Task directions - Restate each of the lines below word for word and drop every picture.

Collected material -

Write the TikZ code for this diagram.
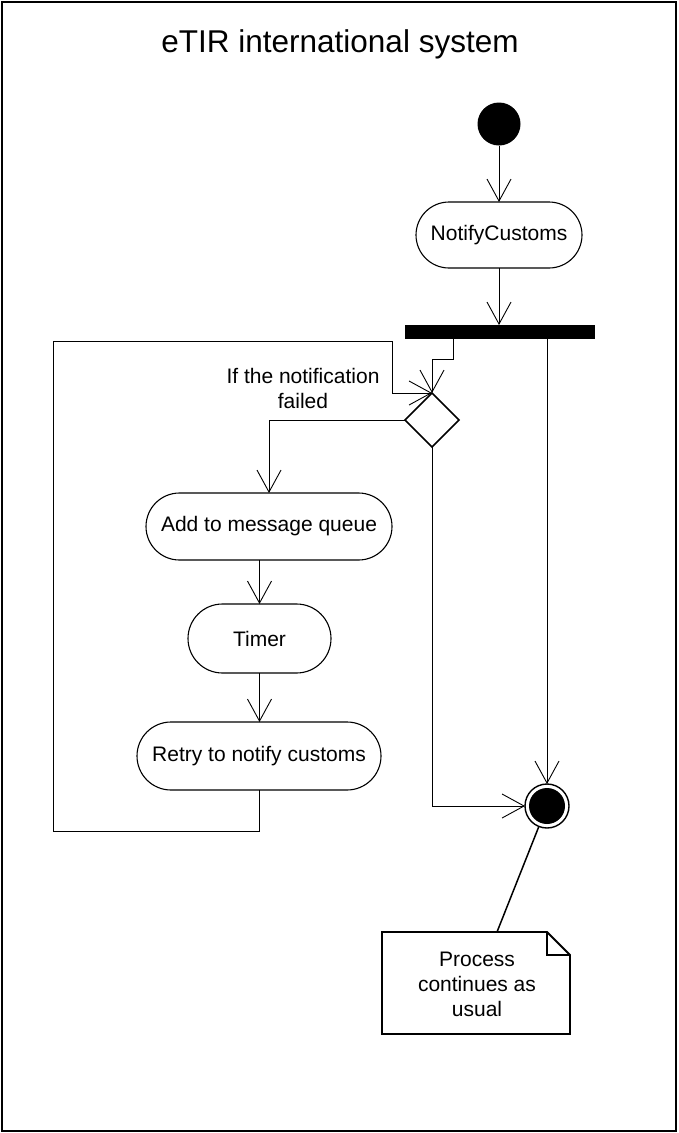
\documentclass[tikz,border=0pt]{standalone}
\usepackage{fontspec}
\setmainfont{Liberation Sans}
\usetikzlibrary{arrows.meta,shapes.geometric,shapes.misc}
\begin{document}
\begin{tikzpicture}[x=1pt,y=-1pt,
  every node/.style={inner sep=0pt,outer sep=0pt},
  lbl/.style={font=\fontsize{21}{25}\selectfont},
  action/.style={rounded rectangle,draw,line width=1.1pt,lbl},
  arr/.style={line width=0.9pt,-{Straight Barb[length=22pt,width=24pt,line width=0.9pt]}},
  conn/.style={line width=0.9pt}
]
\useasboundingbox (0,0) rectangle (678,1133);
\draw[line width=2pt] (2,2) rectangle (676,1131);
\node[anchor=base,font=\fontsize{31.5}{36}\selectfont] (title) at (340,52) {eTIR international system};

\node[circle,fill=black,minimum size=43pt] (start) at (499,124) {};
\node[action,minimum width=166pt,minimum height=66pt] (notify) at (499,235) {NotifyCustoms};
\node[rectangle,fill=black,minimum width=190pt,minimum height=14pt] (bar) at (500,332) {};
\node[diamond,draw,line width=1.7pt,minimum width=54pt,minimum height=54pt] (dia) at (432,420) {};
\node[action,minimum width=246pt,minimum height=67pt] (add) at (269,526.5) {Add to message queue};
\node[action,minimum width=143pt,minimum height=69pt] (timer) at (259.5,638.5) {Timer};
\node[action,minimum width=244pt,minimum height=68pt] (retry) at (259,756) {Retry to notify customs};
\node[circle,draw,line width=1.4pt,minimum size=44pt] (final) at (547,806) {};
\node[circle,fill=black,minimum size=36pt] (finalin) at (547,806) {};

\node[lbl,align=center] (cond) at (303,388.5) {If the notification\\failed};

% note
\draw[line width=1.8pt] (382,932) -- (547,932) -- (570,955) -- (570,1034) -- (382,1034) -- cycle;
\draw[line width=1.4pt] (547,932) -- (547,955) -- (570,955);
\node[lbl,align=center] (note) at (477,984.5) {Process\\continues as\\usual};
\coordinate (notetop) at (497,932);

% connectors
\draw[arr] (start) -- (notify);
\draw[arr] (notify.south) -- (notify.south |- bar.north);
\draw[arr] ([xshift=48pt]bar.south west) -- ++(0,20) -| (dia.north);
\draw[arr] (final.north |- bar.south) -- (final.north);
\draw[arr] (dia.west) -| (add.north);
\draw[arr] (dia.south) |- (final.west);
\draw[arr] (timer.north |- add.south) -- (timer.north);
\draw[arr] (timer.south) -- (retry.north -| timer.south);
\coordinate (loopL) at (53,341);
\coordinate (loopR) at (392,393);
\draw[arr] (retry.south) -- ++(0,41) -| (loopL) -| (loopR) -- (dia.north);
\draw[line width=1.5pt] (final) -- (notetop);
\end{tikzpicture}
\end{document}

Exercise answer -
Write the TikZ code for this diagram.
\documentclass[tikz,border=0pt]{standalone}
\usepackage{fontspec}
\setmainfont{Liberation Sans}
\usetikzlibrary{arrows.meta,shapes.geometric,shapes.misc}
\begin{document}
\begin{tikzpicture}[x=1pt,y=-1pt,
  every node/.style={inner sep=0pt,outer sep=0pt},
  lbl/.style={font=\fontsize{21}{25}\selectfont},
  action/.style={rounded rectangle,draw,line width=1.1pt,lbl},
  arr/.style={line width=0.9pt,-{Straight Barb[length=22pt,width=24pt,line width=0.9pt]}},
  conn/.style={line width=0.9pt}
]
\useasboundingbox (0,0) rectangle (678,1133);
\draw[line width=2pt] (2,2) rectangle (676,1131);
\node[anchor=base,font=\fontsize{31.5}{36}\selectfont] (title) at (340,52) {eTIR international system};

\node[circle,fill=black,minimum size=43pt] (start) at (499,124) {};
\node[action,minimum width=166pt,minimum height=66pt] (notify) at (499,235) {NotifyCustoms};
\node[rectangle,fill=black,minimum width=190pt,minimum height=14pt] (bar) at (500,332) {};
\node[diamond,draw,line width=1.7pt,minimum width=54pt,minimum height=54pt] (dia) at (432,420) {};
\node[action,minimum width=246pt,minimum height=67pt] (add) at (269,526.5) {Add to message queue};
\node[action,minimum width=143pt,minimum height=69pt] (timer) at (259.5,638.5) {Timer};
\node[action,minimum width=244pt,minimum height=68pt] (retry) at (259,756) {Retry to notify customs};
\node[circle,draw,line width=1.4pt,minimum size=44pt] (final) at (547,806) {};
\node[circle,fill=black,minimum size=36pt] (finalin) at (547,806) {};

\node[lbl,align=center] (cond) at (303,388.5) {If the notification\\failed};

% note
\draw[line width=1.8pt] (382,932) -- (547,932) -- (570,955) -- (570,1034) -- (382,1034) -- cycle;
\draw[line width=1.4pt] (547,932) -- (547,955) -- (570,955);
\node[lbl,align=center] (note) at (477,984.5) {Process\\continues as\\usual};
\coordinate (notetop) at (497,932);

% connectors
\draw[arr] (start) -- (notify);
\draw[arr] (notify.south) -- (notify.south |- bar.north);
\draw[arr] ([xshift=48pt]bar.south west) -- ++(0,20) -| (dia.north);
\draw[arr] (final.north |- bar.south) -- (final.north);
\draw[arr] (dia.west) -| (add.north);
\draw[arr] (dia.south) |- (final.west);
\draw[arr] (timer.north |- add.south) -- (timer.north);
\draw[arr] (timer.south) -- (retry.north -| timer.south);
\coordinate (loopL) at (53,341);
\coordinate (loopR) at (392,393);
\draw[arr] (retry.south) -- ++(0,41) -| (loopL) -| (loopR) -- (dia.north);
\draw[line width=1.5pt] (final) -- (notetop);
\end{tikzpicture}
\end{document}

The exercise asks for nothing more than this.